The event was held in commemoration of Black History Month and featured four panelists who specialize in topics regarding the inclusion of Black and Latinx students in American public schools. Thursday’s panel was moderated by Jessica T. Fiorillo, the executive director of Harvard Education Press.
Panelist Lawrence “Torry” Winn — an associate professor of education at the University of California Davis School of Education — said the experience of students of color in public schools today is not noticeably different from those of the past.
“Students of color, especially African American or Black students, are not treated today any better than yesterday,” Winn said.
Racial discrimination in schools affects all students of color, even individuals often overlooked as “high-achieving,” according to Terah T. Venzant Chambers, a professor at the Michigan State University College of Education.
“I want to disrupt the notion that when it comes to these Black and Latinx students who are doing well in school, taking AP classes, earning top grades, that everything is fine.
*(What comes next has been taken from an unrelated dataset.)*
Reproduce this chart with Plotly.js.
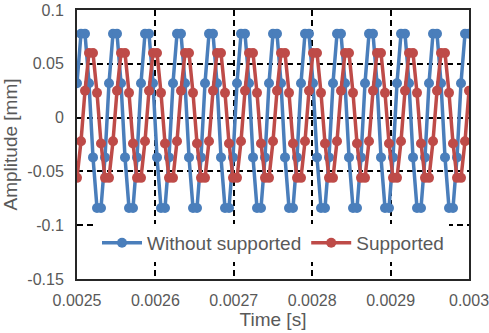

That is not necessarily true,” Venzant Chambers said.
“When we peel back the layer, we understand that these students are operating within a very complex system that gives rigid messages about what is right with respect to how they should behave, or speak, or dress if they want to be seen as smart,” Venzant Chambers added.
Jeffrey M.R. Duncan-Andrade, an ethnic studies professor at San Francisco State University, said radical education reform is needed in order to achieve educational equity.
“If we are honest about the data, we know that what needs to happen is not a soft pivot,” Duncan-Andrade said. “It’s a foundational, fundamental rethink about the very purpose of public schools in this society.”
Sufficient acknowledgement of the need for reform is missing from the broader public conversation around education, replaced by a “false innocence” and disbelief at injustice in the classroom, according to Duncan-Andrade.
“That’s just the stuff that made it into the headlines,” he said. “Until we get to the place where white folks and people in power are as angry and disillusioned as Black and Indigenous and poor people have been from the outset of this public school project in this nation, then we’ll continue to have to lift up things that folks of color know are happening to us every single day.”
Panelist Nicole M. Joseph, an associate professor of math education at Vanderbilt University, said she wanted to recognize the perseverance of public school teachers who make efforts to uplift students of color.
“I do want to elevate teachers that are resisting, that are creating curricular experiences that are helping Black and Latinx students to understand that they’re strong, that they can learn, that they are highly intellectual and intelligent,” Joseph said. “Those teachers need to be celebrated, elevated, paid more.”
Duncan-Andrade said he looks to the future of education with optimism.
“This nation has a real allergy to truth-telling,” he said. “What I really appreciate about young people is the ways in which they show a courage that I often find absent in grown folks, which is a willingness to just tell the damn truth.”